AIM -
Exclude pictures. Extract exactly the lines from the one that contains "Clone this chart in D3.js." down to the one that contains "0.009, 0.005, 0.003];", both included.
** BEGIN **
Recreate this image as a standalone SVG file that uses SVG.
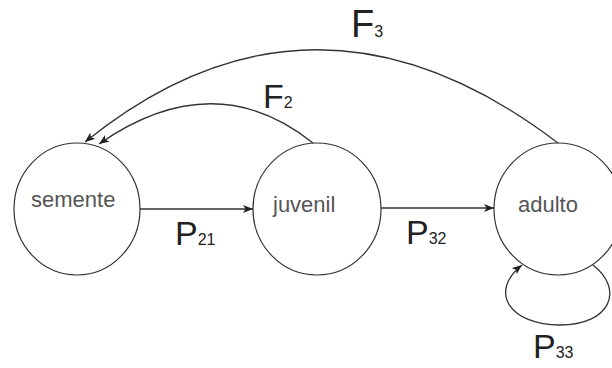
<svg xmlns="http://www.w3.org/2000/svg" width="612" height="368" viewBox="0 0 612 368">
<defs>
<marker id="arr" markerUnits="userSpaceOnUse" markerWidth="12" markerHeight="10" refX="10" refY="4" orient="auto">
<path d="M0,0 L10,4 L0,8 L2.5,4 Z" fill="#222"/>
</marker>
<style>
.node{fill:#fff;stroke:#333;stroke-width:1.2}
.nt{font-family:"Liberation Sans",Arial,sans-serif;font-size:22px;fill:#555}
.edge{fill:none;stroke:#333;stroke-width:1.3;marker-end:url(#arr)}
.lb{font-family:"Liberation Sans",Arial,sans-serif;font-size:34px;fill:#222}
.sub{font-size:16px}
</style>
</defs>
<rect width="612" height="368" fill="#fff"/>
<g id="semente">
<ellipse class="node" cx="77" cy="209" rx="63" ry="66"/>
<text class="nt" x="31" y="207">semente</text>
</g>
<g id="juvenil">
<ellipse class="node" cx="317" cy="209" rx="64" ry="66"/>
<text class="nt" x="273" y="212">juvenil</text>
</g>
<g id="adulto">
<ellipse class="node" cx="558" cy="209" rx="64" ry="66"/>
<text class="nt" x="518" y="212">adulto</text>
</g>
<g id="connectors">
<path class="edge" d="M140,209 L253,209"/>
<path class="edge" d="M381,208 L494,208"/>
<path class="edge" d="M313,143 Q214,64 99,144"/>
<path class="edge" d="M558,143 Q314,-43 85,142"/>
<path class="edge" d="M593,265 C625,290 610,325 560,325 C510,325 488,292 522,265"/>
</g>
<g id="labels">
<text class="lb" x="351" y="37" style="font-size:38px">F<tspan class="sub" dy="0">3</tspan></text>
<text class="lb" x="263" y="108">F<tspan class="sub">2</tspan></text>
<text class="lb" x="175" y="245">P<tspan class="sub">21</tspan></text>
<text class="lb" x="406" y="244">P<tspan class="sub">32</tspan></text>
<text class="lb" x="533" y="358">P<tspan class="sub">33</tspan></text>
</g>
</svg>
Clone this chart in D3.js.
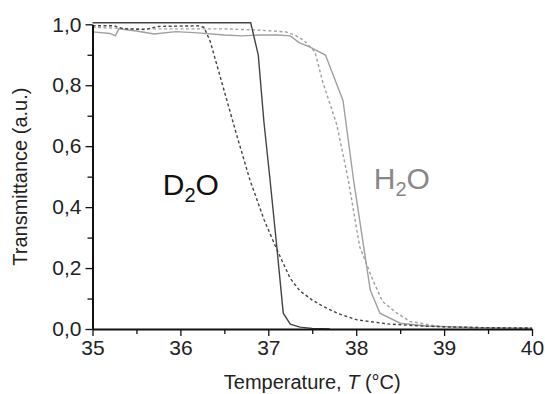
<!DOCTYPE html>
<html>
<head>
<meta charset="utf-8">
<script src="https://cdn.jsdelivr.net/npm/d3@7"></script>
<style>
  body { margin: 0; background: #fff; }
  text { font-family: Arial, "Liberation Sans", sans-serif; }
</style>
</head>
<body>
<div id="chart"></div>
<script>
// temperatures (°C) and transmittance
var d2oSolidT = [35, 36.8, 36.886, 36.95, 37.02, 37.1, 37.17, 37.25, 37.36, 37.5, 37.7];
var d2oSolidV = [1.005, 1.005, 0.899, 0.68, 0.489, 0.26, 0.052, 0.016, 0.006, 0.002, 0.0];

var d2oDashT = [35, 35.25, 35.35, 35.6, 35.75, 36.2, 36.27, 36.34, 36.49, 36.64, 36.79, 36.95, 37.1, 37.25, 37.36, 37.5, 37.63, 37.8, 38.01, 38.38, 38.8, 39.3, 40];
var d2oDashV = [0.995, 0.995, 0.985, 0.983, 0.993, 0.995, 0.99, 0.943, 0.79, 0.637, 0.49, 0.36, 0.259, 0.166, 0.125, 0.095, 0.073, 0.05, 0.03, 0.016, 0.009, 0.005, 0.003];

var h2oSolidT = [35, 35.2, 35.26, 35.3, 35.5, 35.7, 35.95, 36.2, 36.5, 36.7, 36.9, 37.1, 37.25, 37.35, 37.47, 37.65, 37.85, 37.97, 38.16, 38.27, 38.5, 38.8, 39.3, 40];
var h2oSolidV = [0.975, 0.97, 0.962, 0.985, 0.978, 0.968, 0.976, 0.972, 0.965, 0.962, 0.965, 0.965, 0.962, 0.94, 0.926, 0.899, 0.75, 0.489, 0.128, 0.052, 0.019, 0.01, 0.005, 0.003];

var h2oDashT = [35, 35.5, 36, 36.5, 36.8, 37.0, 37.2, 37.3, 37.4, 37.53, 37.62, 37.78, 37.91, 38.04, 38.19, 38.3, 38.45, 38.61, 38.95, 39.5, 40];
var h2oDashV = [0.99, 0.985, 0.985, 0.985, 0.982, 0.979, 0.975, 0.965, 0.948, 0.91, 0.81, 0.67, 0.489, 0.27, 0.16, 0.09, 0.055, 0.025, 0.008, 0.004, 0.002];

var xTicks = [35, 36, 37, 38, 39, 40];
var yTicks = [0, 0.2, 0.4, 0.6, 0.8, 1.0];

function zip(ts, vs) {
    return ts.map(function(t, i) { return { t: t, v: vs[i] }; });
}

var margin = { top: 24.3, right: 13, bottom: 65, left: 92.5 };
var width = 545 - margin.left - margin.right,
    height = 394 - margin.top - margin.bottom;

var svg = d3.select("#chart").append("svg")
    .attr("width", 545)
    .attr("height", 394)
    .append("g")
    .attr("transform", "translate(" + margin.left + "," + margin.top + ")");

var x = d3.scaleLinear().domain([35, 40]).range([0, width]);
var y = d3.scaleLinear().domain([0, 1]).range([height, 0]);

var line = d3.line()
    .x(function(d) { return x(d.t); })
    .y(function(d) { return y(d.v); });

var series = [
    { data: zip(h2oDashT, h2oDashV), color: "#a0a0a0", dash: "3,2.5" },
    { data: zip(h2oSolidT, h2oSolidV), color: "#a0a0a0", dash: null },
    { data: zip(d2oDashT, d2oDashV), color: "#444", dash: "3,2.5" },
    { data: zip(d2oSolidT, d2oSolidV), color: "#444", dash: null }
];

series.forEach(function(s) {
    svg.append("path")
        .datum(s.data)
        .attr("fill", "none")
        .attr("stroke", s.color)
        .attr("stroke-width", 1.4)
        .attr("stroke-dasharray", s.dash)
        .attr("d", line);
});

// minor ticks
var xMinor = d3.range(35.5, 40, 1);
var yMinor = d3.range(0.1, 1, 0.2);

svg.append("g")
    .attr("transform", "translate(0," + height + ")")
    .call(d3.axisBottom(x).tickValues(xMinor).tickSize(5).tickFormat(""))
    .call(function(g) { g.select(".domain").remove(); });

svg.append("g")
    .call(d3.axisLeft(y).tickValues(yMinor).tickSize(5).tickFormat(""))
    .call(function(g) { g.select(".domain").remove(); });

var xAxis = svg.append("g")
    .attr("transform", "translate(0," + height + ")")
    .call(d3.axisBottom(x).tickValues(xTicks).tickSize(7).tickSizeOuter(0).tickPadding(4)
        .tickFormat(d3.format("d")));

var yAxis = svg.append("g")
    .call(d3.axisLeft(y).tickValues(yTicks).tickSize(7).tickSizeOuter(0).tickPadding(4)
        .tickFormat(function(d) { return d3.format(".1f")(d).replace(".", ","); }));

svg.selectAll(".tick line").attr("stroke", "#111").attr("stroke-width", 1.3);
[xAxis, yAxis].forEach(function(a) {
    a.select(".domain").attr("stroke", "#111").attr("stroke-width", 2);
    a.selectAll("text").attr("font-size", 21).attr("fill", "#222");
});

// axis titles
var xt = svg.append("text")
    .attr("x", width / 2)
    .attr("y", height + 60)
    .attr("text-anchor", "middle")
    .attr("font-size", 20)
    .attr("fill", "#222");
xt.append("tspan").text("Temperature, ");
xt.append("tspan").attr("font-style", "italic").text("T");
xt.append("tspan").text(" (°C)");

svg.append("text")
    .attr("transform", "translate(" + (-66) + "," + (height / 2) + ") rotate(-90)")
    .attr("text-anchor", "middle")
    .attr("font-size", 20)
    .attr("fill", "#222")
    .text("Transmittance (a.u.)");

// curve labels
function label(txt1, sub, txt2, t, v, color) {
    var el = svg.append("text")
        .attr("x", x(t))
        .attr("y", y(v))
        .attr("font-size", 30)
        .attr("fill", color);
    el.append("tspan").text(txt1);
    el.append("tspan").attr("font-size", 20).attr("dy", 7).text(sub);
    el.append("tspan").attr("dy", -7).text(txt2);
}
label("D", "2", "O", 35.8, 0.44, "#111");
label("H", "2", "O", 38.2, 0.46, "#888");
</script>
</body>
</html>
** END **
FINAL RESULT -
Clone this chart in D3.js.
<!DOCTYPE html>
<html>
<head>
<meta charset="utf-8">
<script src="https://cdn.jsdelivr.net/npm/d3@7"></script>
<style>
  body { margin: 0; background: #fff; }
  text { font-family: Arial, "Liberation Sans", sans-serif; }
</style>
</head>
<body>
<div id="chart"></div>
<script>
// temperatures (°C) and transmittance
var d2oSolidT = [35, 36.8, 36.886, 36.95, 37.02, 37.1, 37.17, 37.25, 37.36, 37.5, 37.7];
var d2oSolidV = [1.005, 1.005, 0.899, 0.68, 0.489, 0.26, 0.052, 0.016, 0.006, 0.002, 0.0];

var d2oDashT = [35, 35.25, 35.35, 35.6, 35.75, 36.2, 36.27, 36.34, 36.49, 36.64, 36.79, 36.95, 37.1, 37.25, 37.36, 37.5, 37.63, 37.8, 38.01, 38.38, 38.8, 39.3, 40];
var d2oDashV = [0.995, 0.995, 0.985, 0.983, 0.993, 0.995, 0.99, 0.943, 0.79, 0.637, 0.49, 0.36, 0.259, 0.166, 0.125, 0.095, 0.073, 0.05, 0.03, 0.016, 0.009, 0.005, 0.003];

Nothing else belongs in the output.